§ MATERIAL FOR THE TASK
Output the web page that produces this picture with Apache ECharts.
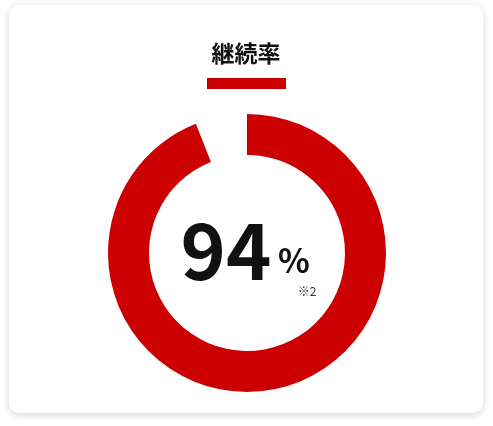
<!DOCTYPE html>
<html>
<head>
<meta charset="utf-8">
<script src="https://cdn.jsdelivr.net/npm/echarts@6/dist/echarts.min.js"></script>
<style>
  html, body { margin: 0; padding: 0; background: #ffffff; }
  #chart { width: 493px; height: 426px; }
</style>
</head>
<body>
<div id="chart"></div>
<script>
const title = "継続率";
const rate = 94;
const rest = 100 - rate;
const unit = "%";
const note = "※2";

const red = "#cc0000";
const fontFamily = '"Noto Sans CJK JP", "Noto Sans", sans-serif';

const chart = echarts.init(document.getElementById("chart"));

chart.setOption({
  animation: false,
  graphic: [
    {
      type: "rect",
      z: 0,
      shape: { x: 9, y: 5, width: 474, height: 408, r: 10 },
      style: {
        fill: "#ffffff",
        shadowBlur: 8,
        shadowOffsetY: 2,
        shadowColor: "rgba(0,0,0,0.16)",
      },
    },
    {
      type: "text",
      z: 10,
      style: {
        x: 246, y: 53,
        text: title,
        align: "center",
        verticalAlign: "middle",
        fontFamily,
        fontWeight: "bold",
        fontSize: 23,
        fill: "#111111",
      },
    },
    {
      type: "rect",
      z: 10,
      shape: { x: 207, y: 78, width: 79, height: 11 },
      style: { fill: red },
    },
    {
      type: "text",
      z: 10,
      style: {
        x: 226, y: 251,
        text: String(rate),
        align: "center",
        verticalAlign: "middle",
        fontFamily,
        fontWeight: "bold",
        fontSize: 77,
        fill: "#111111",
      },
    },
    {
      type: "text",
      z: 10,
      style: {
        x: 294, y: 260,
        text: unit,
        align: "center",
        verticalAlign: "middle",
        fontFamily,
        fontWeight: "bold",
        fontSize: 33,
        fill: "#111111",
      },
    },
    {
      type: "text",
      z: 10,
      style: {
        x: 307, y: 291,
        text: note,
        align: "center",
        verticalAlign: "middle",
        fontFamily,
        fontSize: 12,
        fill: "#333333",
      },
    },
  ],
  series: [
    {
      type: "pie",
      z: 5,
      center: [247, 253],
      radius: [98, 139],
      startAngle: 90,
      clockwise: true,
      silent: true,
      label: { show: false },
      labelLine: { show: false },
      emphasis: { disabled: true },
      data: [
        { value: rate, itemStyle: { color: red } },
        { value: rest, itemStyle: { color: "transparent" } },
      ],
    },
  ],
});
</script>
</body>
</html>
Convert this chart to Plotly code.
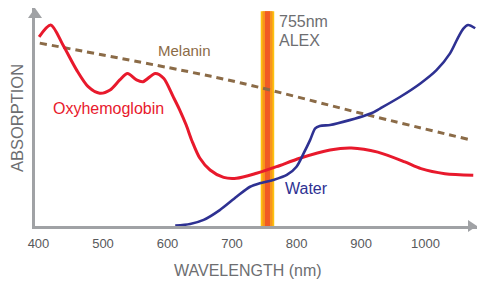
import plotly.graph_objects as go

# ---- data (wavelength nm, relative absorption 0..1) ----
oxy_wl = [401, 419, 438, 459, 477, 495, 511, 526, 538, 552, 562, 581, 594, 609, 619,
          629, 638, 650, 666, 687, 707, 738, 769, 805, 852, 885, 926, 968, 993, 1030, 1074]
oxy_abs = [0.868, 0.922, 0.830, 0.716, 0.639, 0.609, 0.624, 0.670, 0.700, 0.670, 0.662,
           0.700, 0.678, 0.592, 0.532, 0.463, 0.390, 0.312, 0.257, 0.223, 0.219, 0.242,
           0.272, 0.311, 0.349, 0.358, 0.339, 0.294, 0.263, 0.240, 0.233]

water_wl = [612, 635, 656, 681, 707, 728, 743, 764, 785, 800, 811, 821, 829, 836, 852,
            864, 916, 930, 961, 992, 1017, 1038, 1051, 1059, 1066, 1077]
water_abs = [0.002, 0.009, 0.028, 0.073, 0.134, 0.180, 0.196, 0.211, 0.234, 0.272, 0.333,
             0.394, 0.448, 0.459, 0.463, 0.471, 0.517, 0.540, 0.593, 0.654, 0.715, 0.792,
             0.868, 0.907, 0.922, 0.907]

melanin_wl = [402, 619, 714, 911, 1071]
melanin_abs = [0.839, 0.716, 0.656, 0.509, 0.394]

laser_wl = 755
laser_span = [0.0, 0.985]

tick_vals = [400, 500, 600, 700, 800, 900, 1000]
tick_text = ["400", "500", "600", "700", "800", "900", "1000"]

X_RANGE = [394.6, 1079.8]
Y_RANGE = [0, 1]

FONT = "Liberation Sans, Arial, sans-serif"
GRAY = "#6d6e71"
AXIS_GRAY = "#a0a2a5"
RED = "#e8192c"
BLUE = "#2e3192"
BROWN = "#8b6b47"

fig = go.Figure()

# laser bar (layered to fake the yellow-orange gradient)
for w, c in [(13.5, "#fcc10f"), (10, "#f7941d"), (5, "#f15a24")]:
    fig.add_trace(go.Scatter(x=[laser_wl, laser_wl], y=laser_span, mode="lines",
                             line=dict(color=c, width=w), hoverinfo="skip", showlegend=False))

fig.add_trace(go.Scatter(x=melanin_wl, y=melanin_abs, mode="lines",
                         line=dict(color=BROWN, width=3, dash="7px,5px", shape="spline"),
                         showlegend=False))
fig.add_trace(go.Scatter(x=oxy_wl, y=oxy_abs, mode="lines",
                         line=dict(color=RED, width=3, shape="spline", smoothing=0.8),
                         showlegend=False))
fig.add_trace(go.Scatter(x=water_wl, y=water_abs, mode="lines",
                         line=dict(color=BLUE, width=2.6, shape="spline", smoothing=0.8),
                         showlegend=False))

annotations = [
    dict(x=627, y=0.805, xref="x", yref="y", text="Melanin", showarrow=False,
         xanchor="center", yanchor="middle", font=dict(family=FONT, size=15, color=BROWN)),
    dict(x=509, y=0.537, xref="x", yref="y", text="Oxyhemoglobin", showarrow=False,
         xanchor="center", yanchor="middle", font=dict(family=FONT, size=16, color=RED)),
    dict(x=816, y=0.170, xref="x", yref="y", text="Water", showarrow=False,
         xanchor="center", yanchor="middle", font=dict(family=FONT, size=16, color=BLUE)),
    dict(x=770, y=0.936, xref="x", yref="y", text="755nm", showarrow=False,
         xanchor="left", yanchor="middle", font=dict(family=FONT, size=16, color=GRAY)),
    dict(x=770, y=0.853, xref="x", yref="y", text="ALEX", showarrow=False,
         xanchor="left", yanchor="middle", font=dict(family=FONT, size=16, color=GRAY)),
    dict(x=0.483, y=-0.202, xref="paper", yref="paper", text="WAVELENGTH (nm)",
         showarrow=False, xanchor="center", yanchor="middle",
         font=dict(family=FONT, size=16, color=GRAY)),
    dict(x=-0.0407, y=0.495, xref="paper", yref="paper", text="ABSORPTION",
         showarrow=False, textangle=-90, xanchor="center", yanchor="middle",
         font=dict(family=FONT, size=16.5, color=GRAY)),
]

# arrowheads on the axes
W_PX, H_PX = 442.0, 218.0
shapes = [
    dict(type="path", xref="paper", yref="paper", line=dict(width=0), fillcolor=AXIS_GRAY,
         path=f"M {-7/W_PX} {1 - 10/H_PX} L 0 1 L {7/W_PX} {1 - 10/H_PX} Z"),
    dict(type="path", xref="paper", yref="paper", line=dict(width=0), fillcolor=AXIS_GRAY,
         path=f"M {1 - 9/W_PX} {6/H_PX} L 1 0 L {1 - 9/W_PX} {-6/H_PX} Z"),
]

fig.update_layout(
    width=478, height=284,
    margin=dict(l=35, r=1, t=8, b=58),
    paper_bgcolor="white", plot_bgcolor="white",
    annotations=annotations, shapes=shapes,
    xaxis=dict(range=X_RANGE, showgrid=False, zeroline=False, showline=True,
               linecolor=AXIS_GRAY, linewidth=3, tickvals=tick_vals, ticktext=tick_text,
               ticks="outside", ticklen=3, tickcolor="rgba(0,0,0,0)",
               tickfont=dict(family=FONT, size=13, color="#58595b")),
    yaxis=dict(range=Y_RANGE, showgrid=False, zeroline=False, showline=True,
               linecolor=AXIS_GRAY, linewidth=3, showticklabels=False, ticks=""),
)

fig.write_html("out.html", config={"displayModeBar": False},
               post_script="document.body.style.margin='0';document.body.style.overflow='hidden';")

§ YOUR TASK
Copy all lines from the listing that contain "this".

§ THE RESULT
Output the web page that produces this picture with Apache ECharts.
Convert this chart to Plotly code.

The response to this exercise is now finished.